The centre’s admission was made in response to a petition filed by a social activist, Sanjjiiv Kkumaar, director of an NGO, Knewmax Benevolent Foundation, who was seeking gender-neutral rape law.
Even before Kkumaar’s petition was heard by the High Court, the Supreme Court had dismissed a PIL with similar prayers on February 2 last year. The PIL sought to make laws pertaining to rape, sexual harassment, stalking, voyeurism, outraging modesty, etc., gender-neutral. The PIL in the Supreme Court challenged the constitutional validity of Sections 354 (assault or criminal force to woman with intent to outrage her modesty), 354A (sexual harassment), 354B (assault or use of criminal force to woman with intent to disrobe), 354C (voyeurism), 354D (stalking) and 375 (rape) of the Indian Penal Code. The PIL argued that since these sections do not stipulate any provisions to protect men from sexual violence and in many cases allow the female perpetrator to go unprosecuted, they are in violation of Articles 14 (right to equality), and 15 (prohibition of discrimination on grounds only of sex) of the Constitution. Terming it an “imaginative petition”, a bench headed by Chief Justice Dipak Misra noted that these sections of the IPC are affirmative provisions for the protection of women and the classifications in the sections are valid.

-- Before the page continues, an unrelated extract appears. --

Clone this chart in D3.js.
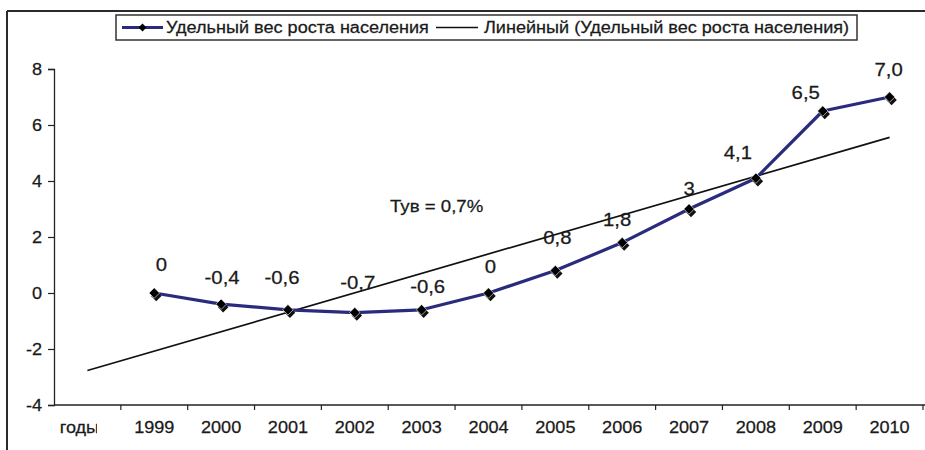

Is it then proper to assume that the perpetrator of sexual violence is always a man who engages in a
non-consensual sexual activity with a woman? Such an assumption appears to be valid in the absence of substantial evidence of female perpetrators of sexual violence against men. Out of all the cases of male rape cited in Kkumaar’s petition, none are from India. Gender-neutral laws on sexual violence in the context of a male-dominated legal system and police machinery and cultural impunity regarding sexual violence, it is believed by activists, would result in limiting women’s ability to file complaints and meeting complaints by women with counter-complaints to get them to withdraw.
The Law Commission, in its 172nd Report submitted in 2000, recommended gender-neutral definition of rape by replacing the term “rape” in the IPC with the words “sexual assault”. The centre accepted the proposal to make definition of rape gender-neutral after the December 16, 2012, gangrape of Nirbhaya. The Justice Verma Committee, set up after the horrific incident, recommended use of the word “person” in place of “woman” to cover all victims of sexual violence.
The then UPA government thus notified the Criminal Law (Amendment) Ordinance in February 2013 which adopted a gender-neutral definition of rape. However, following criticism of the change by a number of women’s rights activists, the Criminal Law (Amendment) Act, 2013, passed by the Lok Sabha on March 19, 2013, and the Rajya Sabha on March 21, 2013, reverted to the gender-specific definition of rape. Those who opposed gender-neutral rape laws questioned their relevance in the context of an intrinsically patriarchal and gendered society where sexual violence evidently acts as a medium to exercise power over the female/non-male body.
Gender Watch, a research periodical published by the Rajiv Gandhi Institute of Contemporary Studies, Delhi, pointed out in its February 2018 edition that rape is an intrinsically gendered crime and, contrary to the arguments in PILs in the Supreme Court and the Delhi High Court, it needs to be viewed through a gender lens.
The return to the gender-specific definition of rape in 2013 met with significant criticism from several LGBTQ activists. It was pointed out that the current laws left transgender persons with no clear remedy in cases of sexual violence. A 19-year-old transgender person, for instance, was beaten and gang-raped by four men in Pune in 2017. The accused in the case were booked under Sections 377 (unnatural offences), 323 (voluntarily causing hurt), 504 (intentional insult with intent to provoke breach of peace) and 506 (punishment for criminal intimidation) of the IPC. The trial court found all the accused innocent as Section 377 does not have any mention of the third gender.
Interestingly, the centre in its affidavit in response to Kkumaar’s petition, pointed to the recourses available in POCSO (Protection of Children from Sexual Offences Act) and Section 377 to male victims of sexual violence. The Pune incident reminds us that POCSO can offer no protection to an adult male victim of sexual violence, while Section 377 is also found inapplicable to transgender victims of sexual violence.
The Verma Committee recommended in 2013 that though the perpetrator of sexual violence should continue to be identified as a man, the victim be categorised as gender-neutral to cover sexual violence against men, women and transgender persons. The Criminal Law (Amendment) Act, 2013 unfortunately restored the gender-specific definition of sexual violence for both the perpetrator and the victim. Justice Leila Seth, one of the members of the Verma Committee, noted that “this was a serious mistake, and Parliament failed to understand the injustice done thereby to so many men and transgender people”. It is this lacuna in law which the centre should seek to fill while responding to pleas for gender-neutral laws against sexual violence.
The Law Commission, in its 172nd Report, said: “Not only women but young boys, are being increasingly subjected to forced sexual assaults. Forced sexual assault causes no less trauma and psychological damage to a boy than to a girl subjected to such offence.” While the Commission’s concerns were justified, its recommendations to opt for “sexual assault” for “rape” and to substitute “person” for either male or female, were not very convincing to the legislators and civil society alike.
Another petition filed by the Criminal Justice Society of India before the Supreme Court last year also met with no success. The petition stated that not recognising male and transgender rape has impacted the ability of victims to acknowledge their own victimisation. Even while agreeing with the petitioner, the Supreme Court put the onus on Parliament and the centre to enact the necessary legislation for the purpose.